At the end of the day, Auckland's destiny is in its own hands.
Watercare's latest Annual Report "our journey toward customer centricity" is neither optimistic nor pessimistic but it is sobering. Data provided by Watercare in Council's long term plan states that 2,200 kms of local wastewater network pipes are in average to poor condition - ie not good or very good - and 3,500 kms of local water network pipes are average to poor. Aucklanders understand the need to budget and provide for future maintenance. The Thames Water privatisation in London is sad example of private investor neglect.
With Council and central government facilitating a SPV that delivers a designer ownership that secures each company's ownership firmly in New Zealand hands and under an independent board of control, Aucklanders would get the benefit of a win-win: First, we would have raised the funding required for a dramatically accelerated programme to reduce traffic congestion, boost public transport services and do key projects that have been sitting on Auckland's books in some cases for more than 20 years. The long-planned infrastructure 'catch-ups' could at last happen, and with smart investment we would give ourselves a chance of getting in front of the demand created by our population growth curve.

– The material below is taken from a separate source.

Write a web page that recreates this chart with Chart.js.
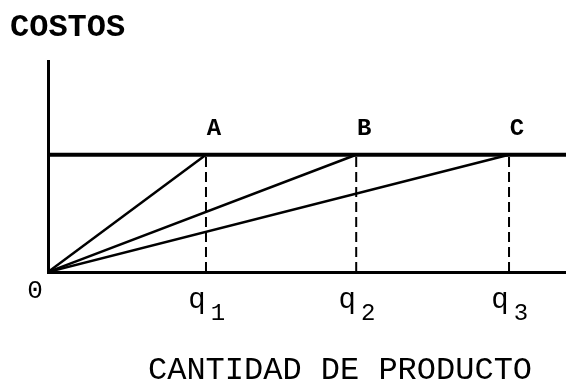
<!DOCTYPE html>
<html>
<head>
<meta charset="utf-8">
<script src="https://cdn.jsdelivr.net/npm/chart.js@4"></script>
<style>
  html, body { margin: 0; padding: 0; background: #fff; }
  #chart { display: block; }
</style>
</head>
<body>
<canvas id="chart" width="566" height="382"></canvas>
<script>
// Costo total alcanzado con cantidades q1, q2, q3
const quantities = [3.05, 5.95, 8.9];
const pointNames = ['A', 'B', 'C'];
const qSubscripts = ['1', '2', '3'];
const costLevel = 1;
const xMax = 10;
const yMax = 1.8;

const FONT = '"Liberation Mono", "DejaVu Sans Mono", monospace';

// lineas: nivel de costo, rayos desde el origen y verticales punteadas
const datasets = [];
datasets.push({
  data: [{ x: 0, y: costLevel }, { x: xMax, y: costLevel }],
  borderColor: '#000', borderWidth: 4
});
quantities.forEach(q => {
  datasets.push({
    data: [{ x: 0, y: 0 }, { x: q, y: costLevel }],
    borderColor: '#000', borderWidth: 2.5
  });
  datasets.push({
    data: [{ x: q, y: 0 }, { x: q, y: costLevel }],
    borderColor: '#000', borderWidth: 2, borderDash: [10, 5]
  });
});

const labelsPlugin = {
  id: 'labels',
  afterDraw(chart) {
    const ctx = chart.ctx;
    const xs = chart.scales.x, ys = chart.scales.y;
    ctx.save();
    ctx.fillStyle = '#000';
    ctx.textBaseline = 'middle';

    ctx.textAlign = 'left';
    ctx.font = 'bold 32px ' + FONT;
    ctx.fillText('COSTOS', 10, 28);

    ctx.textAlign = 'center';
    ctx.font = 'bold 24px ' + FONT;
    const yTop = ys.getPixelForValue(costLevel);
    quantities.forEach((q, i) => {
      ctx.fillText(pointNames[i], xs.getPixelForValue(q) + 8, yTop - 26);
    });

    ctx.font = '26px ' + FONT;
    ctx.fillText('0', xs.getPixelForValue(0) - 13, ys.getPixelForValue(0) + 19);

    const yq = ys.getPixelForValue(0) + 28;
    quantities.forEach((q, i) => {
      const px = xs.getPixelForValue(q);
      ctx.font = '29px ' + FONT;
      ctx.fillText('q', px - 9, yq);
      ctx.font = '24px ' + FONT;
      ctx.fillText(qSubscripts[i], px + 12, yq + 14);
    });

    ctx.font = '32px ' + FONT;
    ctx.fillText('CANTIDAD DE PRODUCTO', 340, 371);
    ctx.restore();
  }
};

new Chart(document.getElementById('chart'), {
  type: 'scatter',
  data: { datasets },
  options: {
    responsive: false,
    animation: false,
    devicePixelRatio: 1,
    showLine: true,
    elements: { point: { radius: 0 }, line: { tension: 0 } },
    layout: { padding: { left: 48, top: 61, right: 0, bottom: 110 } },
    plugins: { legend: { display: false }, tooltip: { enabled: false } },
    scales: {
      x: {
        type: 'linear', min: 0, max: xMax,
        ticks: { display: false },
        grid: { display: false, drawTicks: false },
        border: { display: true, color: '#000', width: 3 }
      },
      y: {
        type: 'linear', min: 0, max: yMax,
        ticks: { display: false },
        grid: { display: false, drawTicks: false },
        border: { display: true, color: '#000', width: 3 }
      }
    }
  },
  plugins: [labelsPlugin]
});
</script>
</body>
</html>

There is nothing but optimism behind this statement. If the last ten years have proved anything, that is private investor reluctance to invest in long term infrastructure. Why would that suddenly change with Watercare in private hands?
Second, a sale of both CCOs would give Council some debt-to-revenue freeboard by removing their capital requirements from Council's books, which I am advised could be as high as 25-30 per cent of Council's indebtedness.
Again, this is false economics. Yes, Watercare’s share of Council’s debt mountain would disappear, but Watercare’s own projections are that it would quickly rebuild to fund deferred maintenance and new growth infrastructure. And under private control any revenues would be prioritised to keep shareholders happy – not pipes in better than good condition.
Commercially, if both became listed companies (with Council possibly retaining a share holding), a market-led opportunity would be created for them to invest and expand without the constraint of impacting Council's books.
This sounds too good to be true. And one thing I have learned in Auckland. That is: if it sounds too good to be true, it’s almost certainly not true. Smells too much like golden geese and golden eggs. Watercare projects (Auckland Council Long-Term Plan 2015-2025) that the cost of wastewater treatment capex and opex will increase from $350 million/annum now, to $500 million in ten years. Water supply capex and opex will increase from $200 million/annum now to $350 million/annum over the same time.
Ports of Auckland would be released to grow to the scale it is likely to require to be a serious investment prospect to relocate, if and when the feasibility study on where that relocation might be to is completed.
We need only look at the success of Tauranga's port since it was partially privatised and listed some years ago. It has grown from a small provincial port to be NZ's largest, worth $2.2b, twice the value of Ports of Auckland.
Similarly, a commercialised Watercare would be better positioned to independently debt fund an accelerated and badly needed capital expenditure programme required to cope with Auckland's population and housing growth.
You can’t get two pints out of a one pint cup. Watercare is prevented from paying a dividend. Any surplus it generates today is ploughed back into debt reduction and borrowing to pay for growth and infrastructure maintenance. While revenues will increase, they don’t keep pace with increasing costs. There is no free lunch here.